For entrepreneurial success, make your innovation open to all

02 Oct 2014 | Viewpoint
Jan Reichelt, co-founder of Mendeley, reflects on how his start-up brought relief to academics and shook up science publishing. The secret was in making a common cause with fellow researchers, he says

Mendeley, a start-up formed in 2008 and acquired by publishing giant Elsevier last year, was born out of the everyday drudgery academics know well.

Specifically, this is the pain of organising papers and documents, and creating citations for research. In the time before Mendeley, writing a paper with another academic was an act of bravery or frustration, with no known platforms to help smooth the collaboration.

Jan Reichelt and his two friends, Paul Föckler and Victor Henning, three PhD students from Germany, were spurred to change all this by creating an open access platform where researchers could publish and share their work. With Mendeley, researchers can manage and index their papers, in the same way as iTunes makes it possible organise music.

“Education is a slow moving industry – so we changed it ourselves,” Reichelt told a crowd of would-be entrepreneurs at the European Young Innovators Forum’s Unconvention conference in Brussels last week.

“We saw more impact through making it a movement, so we stood for open science, speeding up science and doing good,” Reichelt said.

Disruptive technology

Mendeley’s success was reminiscent of how Napster and had shaken up the music industry a few years earlier. The company won start-up awards, including a Science|Business ACES (Academic Enterprise) award.

“Before we came along, the most common way to share papers was to receive a recommendation at a conference,” said Reichelt. With Mendeley, researchers could search, find, read, and share papers that had previously been trapped behind a paywall.

Researchers had long felt stifled by publishing giants and the money they charge for their product. At one point, Henning had to purchase a copy of a journal containing his own article because the publisher’s policy did not include providing authors with a free copy of their work.

Mendeley was sold to Elsevier for an undisclosed sum on Reichelt’s 34th birthday in 2013. While obviously a great birthday present, many in research circles considered this a betrayal and there was concern this would be a threat to the open access model.

These fears have not been realised, Reichelt claimed. All Mendeley’s data remains under creative commons licensing and the platform has grown to become the world’s biggest research collaboration platform.

Mistakes, we made a few

Reichelt told the audience about some of his biggest mistakes and the lessons he learned.

The hardest part in building the company was keeping a lid on emotions. “You come in one morning to see that you’ve hit 20 per cent in user growth – oh no, wait, it’s all spam,” he said.

Having staff members quitting was also up there in terms of setbacks.  

Indeed, recruiting the right people was a headache. “I can’t stress how important experience is.
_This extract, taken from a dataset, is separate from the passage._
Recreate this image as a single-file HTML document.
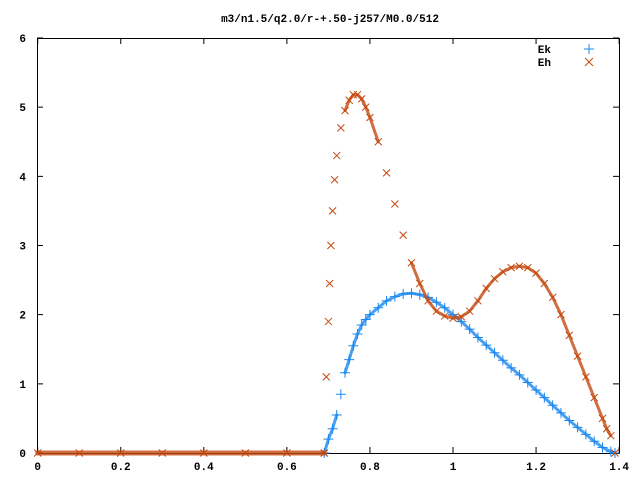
<!DOCTYPE html>
<html><head><meta charset="utf-8"><style>
body{margin:0;background:#fff}
svg text{font-family:"Liberation Mono","DejaVu Sans Mono",monospace;font-size:11px;font-weight:bold}
</style></head><body>
<svg id="c" width="640" height="480" xmlns="http://www.w3.org/2000/svg">
<text x="330" y="22" text-anchor="middle">m3/n1.5/q2.0/r-+.50-j257/M0.0/512</text>
<rect x="37.5" y="38.5" width="582" height="415" fill="none" stroke="#000"/>
<g id="ax"></g><g id="marks"></g>
<g>
<text x="551" y="53" text-anchor="end">Ek</text>
<path d="M589 44v10M584 49h10" stroke="#1a88f0"/>
<text x="551" y="66" text-anchor="end">Eh</text>
<path d="M585 58l8 8M593 58l-8 8" stroke="#c44a10"/>
</g>
</svg>
<script>
const xTicks=[0,0.2,0.4,0.6,0.8,1,1.2,1.4];
const xTickLabels=["0","0.2","0.4","0.6","0.8","1","1.2","1.4"];
const yTicks=[0,1,2,3,4,5,6];
const ekX=[0.69,0.70,0.71,0.72,0.73,0.74,0.75,0.76,0.77,0.78,0.79,0.8,0.82,0.84,0.86,0.88,0.9,0.92,0.94,0.96,0.98,1.0,1.02,1.04,1.06,1.08,1.1,1.12,1.14,1.16,1.18,1.2,1.22,1.24,1.26,1.28,1.3,1.32,1.34,1.36,1.38,1.39];
const ekY=[0,0.2,0.35,0.55,0.85,1.16,1.35,1.55,1.72,1.85,1.93,2.0,2.1,2.2,2.26,2.3,2.31,2.29,2.25,2.18,2.1,2.0,1.9,1.79,1.67,1.56,1.45,1.34,1.23,1.13,1.02,0.91,0.8,0.69,0.58,0.47,0.37,0.27,0.17,0.08,0.02,0];
const ehX=[0.69,0.695,0.7,0.703,0.706,0.71,0.715,0.72,0.73,0.74,0.75,0.76,0.77,0.78,0.79,0.8,0.82,0.84,0.86,0.88,0.9,0.92,0.94,0.96,0.98,1.0,1.02,1.04,1.06,1.08,1.1,1.12,1.14,1.16,1.18,1.2,1.22,1.24,1.26,1.28,1.3,1.32,1.34,1.36,1.37,1.38,1.39];
const ehY=[0,1.1,1.9,2.45,3.0,3.5,3.95,4.3,4.7,4.95,5.1,5.18,5.18,5.12,5.0,4.85,4.5,4.05,3.6,3.15,2.75,2.45,2.2,2.05,1.98,1.95,1.97,2.05,2.2,2.38,2.52,2.62,2.68,2.7,2.68,2.6,2.45,2.25,2.0,1.7,1.4,1.1,0.8,0.5,0.35,0.25,0];
const zeroX=[0,0.1,0.2,0.3,0.4,0.5,0.6,0.69];
const zeroY=[0,0,0,0,0,0,0,0];
const NS="http://www.w3.org/2000/svg";
const X=v=>37.7+415.3*v, Y=v=>453-69.17*v;
const ax=document.getElementById('ax'), mk=document.getElementById('marks');
function el(t,a,p){const e=document.createElementNS(NS,t);for(const k in a)e.setAttribute(k,a[k]);p.appendChild(e);return e;}
xTicks.forEach((t,i)=>{const x=X(t);
 const tk=el('path',{d:`M${x} 453v-6M${x} 38v6`,stroke:'#000'},ax);
 
 
 const l=el('text',{x:x,y:470,'text-anchor':'middle'},ax);l.textContent=xTickLabels[i];
 
 });
yTicks.forEach(t=>{const y=Y(t);
 const tk=el('path',{d:`M37 ${y}h6M619 ${y}h-6`,stroke:'#000'},ax);
 
 
 const l=el('text',{x:26,y:y+4,'text-anchor':'end'},ax);l.textContent=String(t);
 
 });
function series(xs,ys,col,kind,name,w){
 const g=el('g',{},mk);
 
 
 let d='';
 for(let i=1;i<xs.length;i++){
  const x0=X(xs[i-1]),y0=Y(ys[i-1]),x1=X(xs[i]),y1=Y(ys[i]);
  const dx=x1-x0, dy=y1-y0;
  if(Math.abs(dy)>2.5*Math.abs(dx)+6) continue;
  d+=`M${x0} ${y0}L${x1} ${y1}`;
 }
 el('path',{d:d,fill:'none',stroke:col,'stroke-width':w,'stroke-opacity':0.8,'stroke-linecap':'round'},g);
 xs.forEach((x,i)=>{const px=X(x),py=Y(ys[i]);
  const dd=kind==='x'?`M${px-3.5} ${py-3.5}l7 7M${px+3.5} ${py-3.5}l-7 7`:`M${px} ${py-5}v10M${px-5} ${py}h10`;
  const p=el('path',{d:dd,stroke:col},g);
  
  });
}
series(ekX,ekY,'#1a88f0','+','ek-series',3);
series(ehX,ehY,'#c44a10','x','eh-series',3);
series(zeroX,zeroY,'#c44a10','x','zero-band',5);
</script>
</body></html>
We hired people who were too junior, meaning we had to do some stuff three or four times over,” Reichelt said.

“We listened too much to investors too,” said Reichelt. One recommendation  was to open a base in New York. Reichelt re-located and found his energy sapped in trying to keep up with events at the headquarters in London. “You should of course hear [investors] out but don’t believe they know better than you.”

However, investors come into their own in other ways. “If you can’t find the right people to help you with a problem you’re having, do try and leverage your investor’s network,” was Reichelt’s advice.

Amongst his tips for growing a company, Reichfelt advised steering clear of public relations agencies. “Don’t go to PR agencies anytime soon. You need to be the PR. In my experience, PR companies don’t live and breathe your product,” he said.

It is also important to be realistic about your capabilities. “We always tried to do too much. In my own experience, executing one thing is hard enough,” Reichfelt said.

Starting a business is entirely different from getting good grades, said Reichelt. At university, he would always sit at the back of the lecture theatre with Henning and Föckler, far away from the lecturers. “It meant we had time to discuss and plan things.”